If “threats to our Union increase, we respond by increasing the pressure,” von der Leyen continued. In the end, the clampdown on energy imports from Russia arrives: “It is time to turn off the tap. We are ready to do so. We have saved energy, diversified supplies, and invested in low-carbon sources like never before,” the leader assured, revealing the banning of Russian LNG imports from 1 January 2027. One year earlier, therefore, than the calendar planned by REPowerEU.
In addition, von der Leyen announced the lowering of the ceiling on the price of Russian oil to $47.6 per barrel. The EU tightens the net on the Kremlin’s major energy companies: Rosneft and Gazprom Neft will be “subject to a total ban on transactions,” while assets on European territory of “refineries, oil traders and petrochemical companies in third countries, including China” will be frozen. Also on the EU blacklist are 118 more ships from the ghost fleet with which the Kremlin circumvents crude oil sanctions. In total, Brussels has identified and sanctioned over 560 vessels.

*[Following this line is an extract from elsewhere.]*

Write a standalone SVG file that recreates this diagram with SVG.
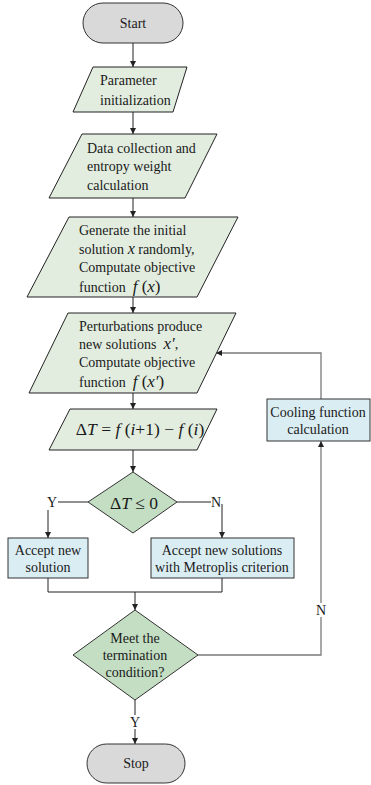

The second track followed by the European Commission concerns the “financial loopholes used by Moscow to circumvent sanctions.” Thus, transaction bans for other banks in Russia and third countries and “for the first time our restrictive measures will hit cryptocurrency platforms.” Finally, as underlined by the EU High Representative for Foreign Affairs, Kaja Kallas, “we must cut off supplies to the Russian military industry, so that it cannot feed its war machine.” The 19th package adds more chemicals, metal components, and minerals to the export bans. “We are strengthening export controls on Russian, Chinese, and Indian entities,” Kallas explained: 45 new companies in Russia and third countries end up on the list of restrictive measures. “Our message is clear: those who support Russia’s war and try to circumvent our sanctions will suffer the consequences,” the EU diplomacy chief continued.
At the same time, von der Leyen announced that “soon” the European Commission will present a proposal to use the profits generated by Russian assets frozen in the EU to finance Ukraine’s military expenditure. The European Commission president addressed the capitals: “I am now counting on you to adopt the package quickly.”